**** Provided entries

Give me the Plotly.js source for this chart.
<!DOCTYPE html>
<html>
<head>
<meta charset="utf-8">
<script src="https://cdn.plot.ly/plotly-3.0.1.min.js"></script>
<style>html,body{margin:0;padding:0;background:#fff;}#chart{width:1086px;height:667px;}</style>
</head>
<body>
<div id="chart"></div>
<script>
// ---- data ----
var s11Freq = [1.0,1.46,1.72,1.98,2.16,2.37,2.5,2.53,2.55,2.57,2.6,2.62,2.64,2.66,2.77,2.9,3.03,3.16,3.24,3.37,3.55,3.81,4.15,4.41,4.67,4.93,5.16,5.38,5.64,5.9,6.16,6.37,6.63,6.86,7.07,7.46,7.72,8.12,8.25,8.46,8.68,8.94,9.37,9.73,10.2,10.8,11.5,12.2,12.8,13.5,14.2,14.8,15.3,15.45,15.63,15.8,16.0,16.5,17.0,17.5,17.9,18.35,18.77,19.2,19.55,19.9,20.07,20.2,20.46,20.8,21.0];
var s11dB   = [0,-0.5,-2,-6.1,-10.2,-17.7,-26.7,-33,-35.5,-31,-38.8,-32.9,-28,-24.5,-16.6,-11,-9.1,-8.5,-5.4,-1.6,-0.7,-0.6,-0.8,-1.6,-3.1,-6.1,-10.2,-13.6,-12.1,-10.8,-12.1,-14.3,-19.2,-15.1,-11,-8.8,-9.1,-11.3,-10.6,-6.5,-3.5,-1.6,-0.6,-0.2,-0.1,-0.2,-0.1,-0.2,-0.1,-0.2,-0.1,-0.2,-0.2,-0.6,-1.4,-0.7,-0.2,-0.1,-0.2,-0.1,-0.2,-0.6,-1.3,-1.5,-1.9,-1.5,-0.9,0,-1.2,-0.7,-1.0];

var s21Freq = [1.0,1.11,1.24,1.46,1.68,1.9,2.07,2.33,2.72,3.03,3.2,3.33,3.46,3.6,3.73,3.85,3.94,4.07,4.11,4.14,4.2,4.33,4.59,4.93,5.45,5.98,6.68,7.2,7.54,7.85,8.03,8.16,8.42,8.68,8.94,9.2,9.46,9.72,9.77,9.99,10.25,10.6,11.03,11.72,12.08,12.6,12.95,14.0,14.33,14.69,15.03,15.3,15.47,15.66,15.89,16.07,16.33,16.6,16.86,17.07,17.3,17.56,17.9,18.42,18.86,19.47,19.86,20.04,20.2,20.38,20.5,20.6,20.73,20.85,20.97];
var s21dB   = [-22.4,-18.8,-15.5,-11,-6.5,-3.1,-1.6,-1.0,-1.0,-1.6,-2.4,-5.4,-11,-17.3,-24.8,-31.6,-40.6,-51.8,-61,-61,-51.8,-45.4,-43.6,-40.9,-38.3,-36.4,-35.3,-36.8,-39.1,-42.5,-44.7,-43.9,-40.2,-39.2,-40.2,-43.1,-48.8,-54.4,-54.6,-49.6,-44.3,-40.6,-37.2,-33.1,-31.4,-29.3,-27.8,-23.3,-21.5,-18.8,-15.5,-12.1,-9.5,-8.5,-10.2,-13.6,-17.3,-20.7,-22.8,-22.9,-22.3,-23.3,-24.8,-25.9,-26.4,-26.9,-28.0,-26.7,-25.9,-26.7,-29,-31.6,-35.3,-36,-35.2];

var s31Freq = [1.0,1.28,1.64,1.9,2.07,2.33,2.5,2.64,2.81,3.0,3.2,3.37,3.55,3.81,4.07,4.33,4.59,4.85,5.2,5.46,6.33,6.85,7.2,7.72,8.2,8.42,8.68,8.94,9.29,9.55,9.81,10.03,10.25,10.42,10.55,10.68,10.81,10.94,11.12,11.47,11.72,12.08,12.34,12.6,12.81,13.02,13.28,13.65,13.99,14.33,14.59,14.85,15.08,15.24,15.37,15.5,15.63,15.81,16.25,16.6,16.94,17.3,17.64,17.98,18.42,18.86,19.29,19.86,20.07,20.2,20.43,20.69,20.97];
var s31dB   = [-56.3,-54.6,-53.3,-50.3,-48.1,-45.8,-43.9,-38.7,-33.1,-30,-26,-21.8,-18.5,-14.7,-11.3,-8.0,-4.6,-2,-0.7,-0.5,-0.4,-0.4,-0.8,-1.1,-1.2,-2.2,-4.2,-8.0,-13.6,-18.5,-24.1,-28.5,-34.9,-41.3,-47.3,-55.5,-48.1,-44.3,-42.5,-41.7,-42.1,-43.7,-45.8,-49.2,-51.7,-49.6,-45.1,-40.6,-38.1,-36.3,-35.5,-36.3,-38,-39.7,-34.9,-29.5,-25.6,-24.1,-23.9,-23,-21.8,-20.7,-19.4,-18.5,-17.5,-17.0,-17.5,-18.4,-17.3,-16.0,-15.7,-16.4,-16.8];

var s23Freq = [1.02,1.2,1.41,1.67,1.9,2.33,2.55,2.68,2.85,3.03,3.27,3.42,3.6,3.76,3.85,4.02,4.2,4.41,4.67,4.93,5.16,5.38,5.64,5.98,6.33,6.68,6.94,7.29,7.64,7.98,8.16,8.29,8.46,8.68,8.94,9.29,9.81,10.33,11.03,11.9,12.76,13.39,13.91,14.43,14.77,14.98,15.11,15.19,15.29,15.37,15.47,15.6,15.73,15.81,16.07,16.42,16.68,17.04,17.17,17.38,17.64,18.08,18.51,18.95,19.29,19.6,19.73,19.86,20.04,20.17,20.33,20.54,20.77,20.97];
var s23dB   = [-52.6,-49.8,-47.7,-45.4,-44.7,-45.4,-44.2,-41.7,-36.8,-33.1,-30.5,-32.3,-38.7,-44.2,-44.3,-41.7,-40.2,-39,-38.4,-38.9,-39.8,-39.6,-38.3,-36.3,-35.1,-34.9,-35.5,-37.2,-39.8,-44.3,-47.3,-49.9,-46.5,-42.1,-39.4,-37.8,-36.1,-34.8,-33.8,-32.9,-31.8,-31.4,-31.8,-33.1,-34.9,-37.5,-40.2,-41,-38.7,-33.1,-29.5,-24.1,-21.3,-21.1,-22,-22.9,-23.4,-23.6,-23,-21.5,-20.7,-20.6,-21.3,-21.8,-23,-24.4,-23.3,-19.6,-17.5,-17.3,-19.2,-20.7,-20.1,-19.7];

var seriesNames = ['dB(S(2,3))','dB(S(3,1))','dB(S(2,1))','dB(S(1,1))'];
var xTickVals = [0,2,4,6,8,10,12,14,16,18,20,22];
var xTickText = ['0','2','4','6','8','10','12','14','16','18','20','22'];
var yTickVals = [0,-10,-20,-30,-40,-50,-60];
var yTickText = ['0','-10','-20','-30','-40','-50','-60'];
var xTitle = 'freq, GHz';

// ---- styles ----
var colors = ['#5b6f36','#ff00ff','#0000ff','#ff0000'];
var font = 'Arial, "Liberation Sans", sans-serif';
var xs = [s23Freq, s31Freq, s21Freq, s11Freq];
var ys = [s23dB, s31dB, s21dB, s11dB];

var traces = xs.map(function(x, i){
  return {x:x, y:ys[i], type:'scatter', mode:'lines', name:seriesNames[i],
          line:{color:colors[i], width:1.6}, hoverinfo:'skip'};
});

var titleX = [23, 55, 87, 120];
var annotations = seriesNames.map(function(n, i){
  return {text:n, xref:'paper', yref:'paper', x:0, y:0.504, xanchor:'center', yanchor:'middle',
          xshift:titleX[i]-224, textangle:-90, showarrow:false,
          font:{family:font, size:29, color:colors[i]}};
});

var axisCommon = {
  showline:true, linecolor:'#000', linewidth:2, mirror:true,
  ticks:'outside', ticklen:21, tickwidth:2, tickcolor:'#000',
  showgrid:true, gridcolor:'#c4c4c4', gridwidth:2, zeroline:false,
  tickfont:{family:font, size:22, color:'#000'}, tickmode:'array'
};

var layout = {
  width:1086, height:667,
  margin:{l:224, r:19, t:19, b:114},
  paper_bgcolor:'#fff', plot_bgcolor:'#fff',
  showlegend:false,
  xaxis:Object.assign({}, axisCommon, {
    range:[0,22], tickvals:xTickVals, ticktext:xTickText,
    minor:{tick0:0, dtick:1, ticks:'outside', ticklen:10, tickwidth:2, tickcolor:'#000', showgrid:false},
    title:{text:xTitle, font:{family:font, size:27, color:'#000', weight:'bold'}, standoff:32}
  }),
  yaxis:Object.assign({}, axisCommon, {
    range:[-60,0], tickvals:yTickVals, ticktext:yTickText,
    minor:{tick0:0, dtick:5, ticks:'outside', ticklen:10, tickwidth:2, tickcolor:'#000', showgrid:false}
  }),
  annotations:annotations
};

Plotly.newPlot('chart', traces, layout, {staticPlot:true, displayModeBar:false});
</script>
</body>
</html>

********
**** Provided entries

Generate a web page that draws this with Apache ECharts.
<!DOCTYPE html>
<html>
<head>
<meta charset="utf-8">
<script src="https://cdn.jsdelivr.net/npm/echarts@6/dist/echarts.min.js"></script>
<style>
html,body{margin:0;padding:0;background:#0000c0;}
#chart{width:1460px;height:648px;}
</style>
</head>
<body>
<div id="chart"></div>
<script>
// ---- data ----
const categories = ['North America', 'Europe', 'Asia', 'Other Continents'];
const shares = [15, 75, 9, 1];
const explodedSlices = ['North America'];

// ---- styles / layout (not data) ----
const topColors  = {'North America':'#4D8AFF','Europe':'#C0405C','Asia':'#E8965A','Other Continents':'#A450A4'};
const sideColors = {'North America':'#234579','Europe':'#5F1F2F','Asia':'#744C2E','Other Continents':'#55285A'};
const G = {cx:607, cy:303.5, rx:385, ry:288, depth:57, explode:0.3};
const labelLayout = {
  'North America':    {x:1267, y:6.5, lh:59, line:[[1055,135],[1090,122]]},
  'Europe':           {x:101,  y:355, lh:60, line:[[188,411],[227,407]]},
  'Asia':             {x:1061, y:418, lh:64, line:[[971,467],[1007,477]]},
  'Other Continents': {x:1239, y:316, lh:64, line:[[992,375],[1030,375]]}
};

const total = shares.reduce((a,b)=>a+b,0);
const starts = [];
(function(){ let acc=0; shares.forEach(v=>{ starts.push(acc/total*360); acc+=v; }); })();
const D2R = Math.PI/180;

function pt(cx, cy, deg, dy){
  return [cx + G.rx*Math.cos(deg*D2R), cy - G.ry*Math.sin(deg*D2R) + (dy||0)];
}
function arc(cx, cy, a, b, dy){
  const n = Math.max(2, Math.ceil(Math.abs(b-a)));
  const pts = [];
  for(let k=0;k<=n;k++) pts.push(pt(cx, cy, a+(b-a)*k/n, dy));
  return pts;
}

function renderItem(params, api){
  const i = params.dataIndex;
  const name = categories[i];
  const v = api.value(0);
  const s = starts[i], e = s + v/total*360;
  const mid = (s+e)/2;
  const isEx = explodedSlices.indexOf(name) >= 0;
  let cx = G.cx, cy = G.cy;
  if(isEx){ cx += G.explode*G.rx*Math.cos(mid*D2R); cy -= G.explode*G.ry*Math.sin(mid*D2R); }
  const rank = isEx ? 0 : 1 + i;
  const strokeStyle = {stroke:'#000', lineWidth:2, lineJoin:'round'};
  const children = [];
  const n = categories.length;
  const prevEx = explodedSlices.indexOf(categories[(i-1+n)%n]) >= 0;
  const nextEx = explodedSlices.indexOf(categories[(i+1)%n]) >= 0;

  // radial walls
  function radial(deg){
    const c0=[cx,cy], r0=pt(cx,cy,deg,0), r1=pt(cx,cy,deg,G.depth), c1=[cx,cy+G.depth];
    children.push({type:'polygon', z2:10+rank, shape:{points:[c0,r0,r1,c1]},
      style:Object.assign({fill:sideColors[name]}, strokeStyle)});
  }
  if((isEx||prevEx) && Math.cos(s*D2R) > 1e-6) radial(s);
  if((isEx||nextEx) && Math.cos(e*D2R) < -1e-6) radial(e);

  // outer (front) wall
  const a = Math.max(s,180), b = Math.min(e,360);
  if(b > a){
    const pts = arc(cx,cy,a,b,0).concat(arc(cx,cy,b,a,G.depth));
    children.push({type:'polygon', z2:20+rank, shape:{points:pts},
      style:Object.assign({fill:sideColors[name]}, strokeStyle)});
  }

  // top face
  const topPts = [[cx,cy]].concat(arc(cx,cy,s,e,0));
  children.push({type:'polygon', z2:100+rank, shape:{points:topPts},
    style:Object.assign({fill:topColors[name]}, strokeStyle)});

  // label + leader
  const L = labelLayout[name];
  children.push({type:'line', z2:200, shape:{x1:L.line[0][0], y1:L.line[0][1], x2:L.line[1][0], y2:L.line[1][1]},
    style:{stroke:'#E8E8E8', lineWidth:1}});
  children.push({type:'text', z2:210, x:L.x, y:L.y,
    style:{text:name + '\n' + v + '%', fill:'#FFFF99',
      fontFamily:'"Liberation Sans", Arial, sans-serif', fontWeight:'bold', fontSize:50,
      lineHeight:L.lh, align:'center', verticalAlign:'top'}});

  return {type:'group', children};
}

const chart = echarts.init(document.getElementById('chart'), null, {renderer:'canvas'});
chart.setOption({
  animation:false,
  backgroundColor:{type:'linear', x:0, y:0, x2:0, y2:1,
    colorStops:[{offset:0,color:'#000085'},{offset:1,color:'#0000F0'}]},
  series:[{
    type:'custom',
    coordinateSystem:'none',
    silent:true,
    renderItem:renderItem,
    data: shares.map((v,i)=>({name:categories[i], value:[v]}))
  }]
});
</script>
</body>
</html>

********

What the task requires >>
Copy out only the lines above from the one with "Generate a web" to the one with "const explodedSlices = ['North America'];", inclusive, exactly as they stand.

Response to the exercise >>
Generate a web page that draws this with Apache ECharts.
<!DOCTYPE html>
<html>
<head>
<meta charset="utf-8">
<script src="https://cdn.jsdelivr.net/npm/echarts@6/dist/echarts.min.js"></script>
<style>
html,body{margin:0;padding:0;background:#0000c0;}
#chart{width:1460px;height:648px;}
</style>
</head>
<body>
<div id="chart"></div>
<script>
// ---- data ----
const categories = ['North America', 'Europe', 'Asia', 'Other Continents'];
const shares = [15, 75, 9, 1];
const explodedSlices = ['North America'];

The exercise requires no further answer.